Esta pregunta nos introduce en el tercer momento de la dinámica del amor: al ser destinatarios de un amor que nos precede y supera, estamos llamados al compromiso de una respuesta activa, que para ser adecuada ha de ser una respuesta de amor. San Juan habla de un «mandamiento». En efecto, refiere estas palabras de Jesús: «Os doy un mandamiento nuevo: que os améis los unos a los otros. Como yo os he amado, así amaos también vosotros los unos a los otros» (Jn 13, 34).
¿Dónde está la novedad a la que se refiere Jesús? Radica en el hecho de que él no se contenta con repetir lo que ya había exigido el Antiguo Testamento y que leemos también en los otros Evangelios: «Ama a tu prójimo como a ti mismo» (Lv 19, 18; cf. Mt 22, 37-39; Mc 12, 29-31; Lc 10, 27). En el mandamiento antiguo el criterio normativo estaba tomado del hombre («como a ti mismo»), mientras que, en el mandamiento referido por san Juan, Jesús presenta como motivo y norma de nuestro amor su misma persona: «Como yo os he amado».
Así el amor resulta de verdad cristiano, llevando en sí la novedad del cristianismo, tanto en el sentido de que debe dirigirse a todos sin distinciones, como especialmente en el sentido de que debe llegar hasta sus últimas consecuencias, pues no tiene otra medida que el no tener medida.
Las palabras de Jesús «como yo os he amado» nos invitan y a la vez nos inquietan; son una meta cristológica que puede parecer inalcanzable, pero al mismo tiempo son un estímulo que no nos permite contentarnos con lo que ya hemos realizado. No nos permite contentarnos con lo que somos, sino que nos impulsa a seguir caminando hacia esa meta.

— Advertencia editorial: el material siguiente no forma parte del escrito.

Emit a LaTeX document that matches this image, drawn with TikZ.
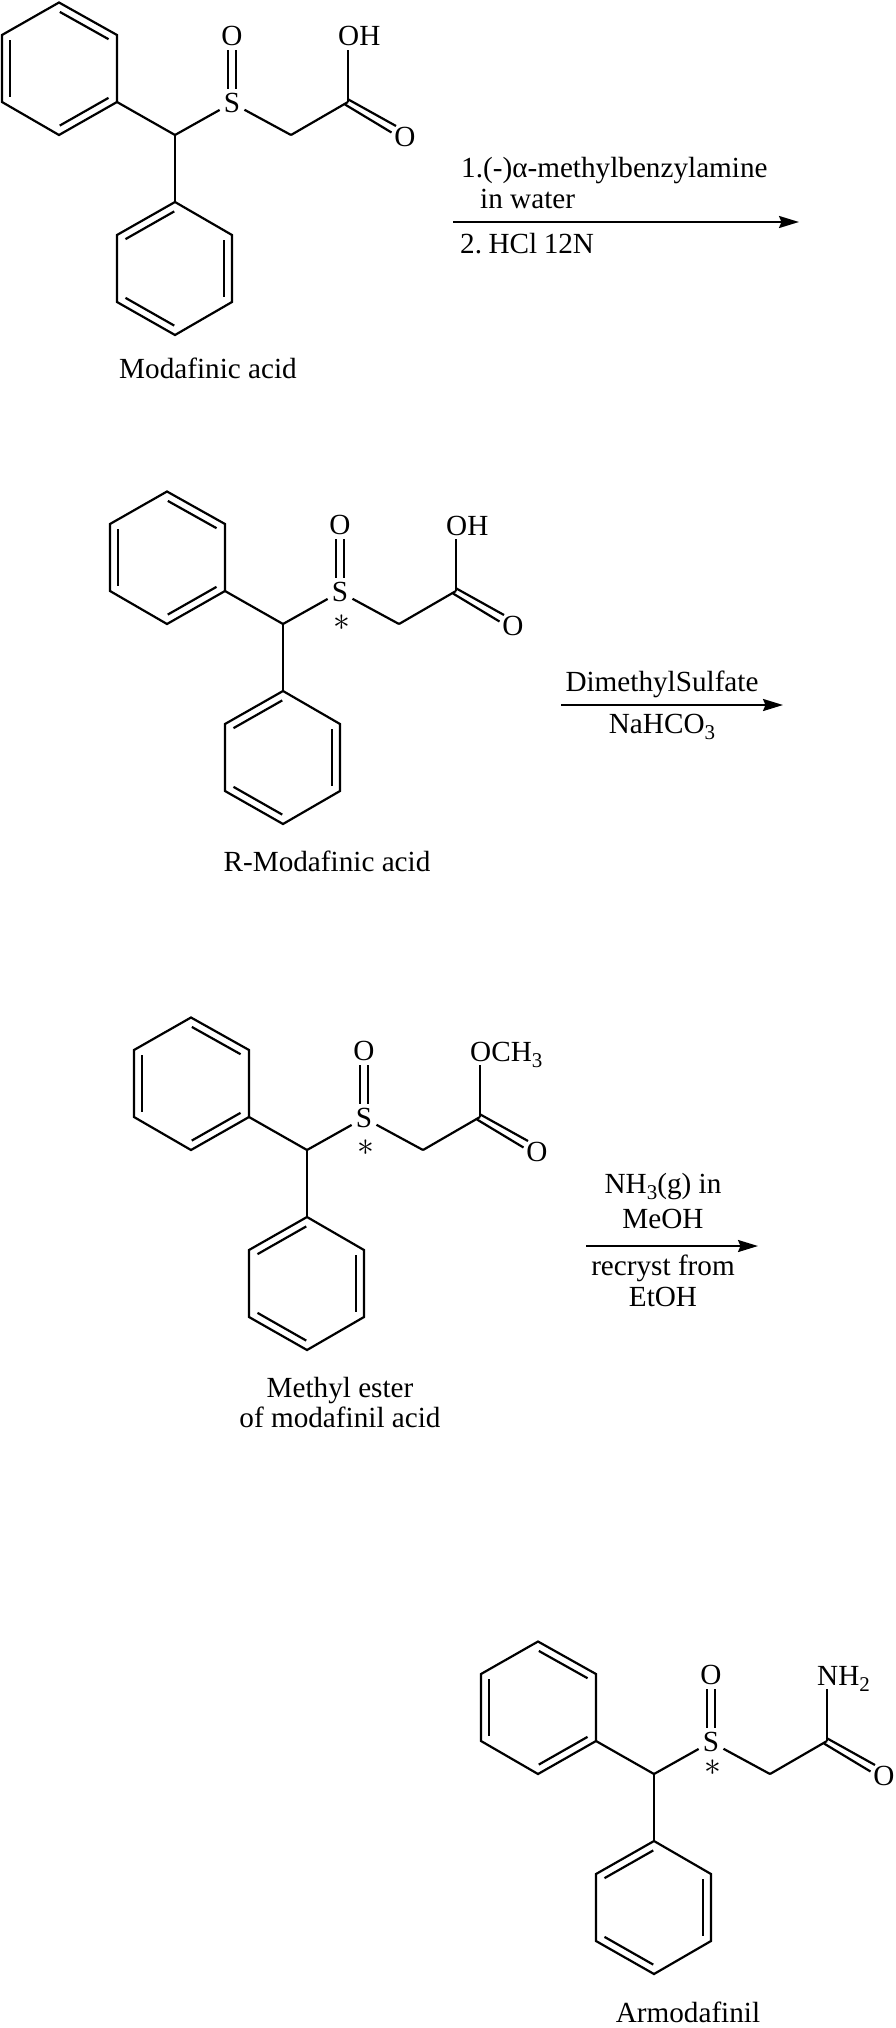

Ese áureo texto de espiritualidad que es el librito de la tardía Edad Media titulado La imitación de Cristo escribe al respecto: «El amor noble de Jesús nos anima a hacer grandes cosas, y mueve a desear siempre lo más perfecto. El amor quiere estar en lo más alto, y no ser detenido por ninguna cosa baja. El amor quiere ser libre, y ajeno de toda afición mundana (...), porque el amor nació de Dios, y no puede aquietarse con todo lo criado, sino con el mismo Dios. El que ama, vuela, corre y se alegra, es libre y no embarazado. Todo lo da por todo; y todo lo tiene en todo; porque descansa en un Sumo Bien sobre todas las cosas, del cual mana y procede todo bien» (libro III, cap. 5).
¿Qué mejor comentario del «mandamiento nuevo», del que habla san Juan? Pidamos al Padre que lo vivamos, aunque sea siempre de modo imperfecto, tan intensamente que contagiemos a las personas con quienes nos encontramos en nuestro camino.